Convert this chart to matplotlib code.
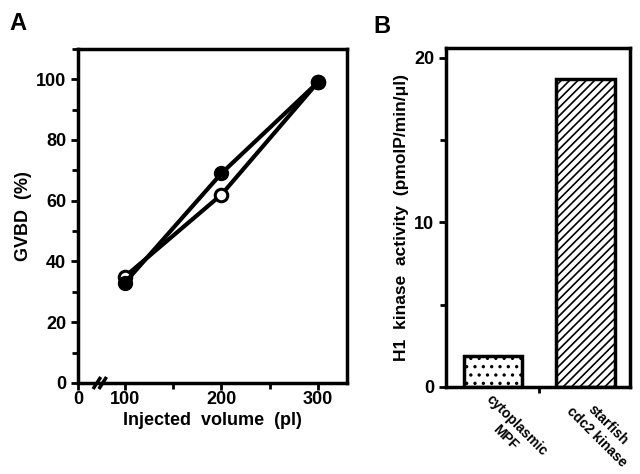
import matplotlib

matplotlib.use("Agg")
import matplotlib.pyplot as plt
from matplotlib.ticker import MultipleLocator, FixedLocator

plt.rcParams["font.family"] = ["Liberation Sans", "DejaVu Sans"]
plt.rcParams["font.weight"] = "bold"
plt.rcParams["hatch.linewidth"] = 1.2

# --- panel A: GVBD vs injected volume ---------------------------------------
volume = [100, 200, 300]
gvbd_filled = [33, 69, 99]
gvbd_open = [35, 62, 99]

# --- panel B: H1 kinase activity --------------------------------------------
sources = ["cytoplasmic\nMPF", "starfish\ncdc2 kinase"]
activity = [1.9, 18.7]
hatches = ["..", "////"]

X_ZERO = 51.5   # axis broken between 0 and 100: "0" drawn at the left edge
X_BREAK = 74

fig = plt.figure(figsize=(6.4, 4.74), dpi=100)

ax = fig.add_axes([0.122, 0.192, 0.420, 0.705])
ax.plot(volume, gvbd_open, color="black", lw=3, marker="o", ms=9,
        mfc="white", mec="black", mew=2.2, zorder=3)
ax.plot(volume, gvbd_filled, color="black", lw=3, marker="o", ms=10,
        mfc="black", mec="black", zorder=4)
ax.set_xlim(X_ZERO, 330)
ax.set_ylim(0, 110)
ax.xaxis.set_major_locator(FixedLocator([X_ZERO, 100, 200, 300]))
ax.set_xticklabels(["0", "100", "200", "300"])
ax.xaxis.set_minor_locator(FixedLocator([150, 250]))
ax.yaxis.set_major_locator(FixedLocator([0, 20, 40, 60, 80, 100]))
ax.yaxis.set_minor_locator(MultipleLocator(10))
ax.set_xlabel("Injected  volume  (pl)", fontsize=13, fontweight="bold", labelpad=3)
ax.set_ylabel("GVBD  (%)", fontsize=13, fontweight="bold", labelpad=3)
# axis break mark
for dx in (-3, 3):
    ax.plot([X_BREAK + dx - 3, X_BREAK + dx + 3], [-1.5, 1.5], color="black",
            lw=2.5, clip_on=False, zorder=5)

axb = fig.add_axes([0.697, 0.184, 0.287, 0.715])
pos = list(range(len(sources)))
axb.bar(pos, activity, width=0.63, color="white", edgecolor="black",
        linewidth=2.5, hatch=hatches)
axb.set_xlim(-0.51, 1.48)
axb.set_ylim(0, 20.6)
axb.yaxis.set_major_locator(FixedLocator([0, 10, 20]))
axb.yaxis.set_minor_locator(MultipleLocator(5))
axb.xaxis.set_major_locator(FixedLocator(pos))
axb.set_xticklabels(sources, rotation=-45, ha="left", va="top",
                    rotation_mode="anchor", multialignment="center",
                    fontsize=10, fontweight="bold")
axb.xaxis.set_minor_locator(FixedLocator([0.5]))
axb.set_ylabel("H1  kinase  activity  (pmolP/min/μl)", fontsize=12.5,
               fontweight="bold", labelpad=4)

for a in (ax, axb):
    for s in a.spines.values():
        s.set_linewidth(2.5)
    a.tick_params(which="major", direction="out", length=5, width=2,
                  labelsize=13)
    a.tick_params(which="minor", direction="out", length=4, width=2)
    a.tick_params(axis="x", which="major", pad=1)
    for lab in a.get_yticklabels() + a.get_xticklabels():
        lab.set_fontweight("bold")
axb.tick_params(axis="x", which="major", length=0, pad=4, labelsize=10)

fig.text(0.014, 0.975, "A", fontsize=17, fontweight="bold", va="top")
fig.text(0.583, 0.968, "B", fontsize=17, fontweight="bold", va="top")

fig.savefig("out.png", dpi=100)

__THE REQUEST__:
Find and copy each line above that includes the string "matplotlib".

__TASK ANSWER__:
Convert this chart to matplotlib code.
import matplotlib
matplotlib.use("Agg")
import matplotlib.pyplot as plt
from matplotlib.ticker import MultipleLocator, FixedLocator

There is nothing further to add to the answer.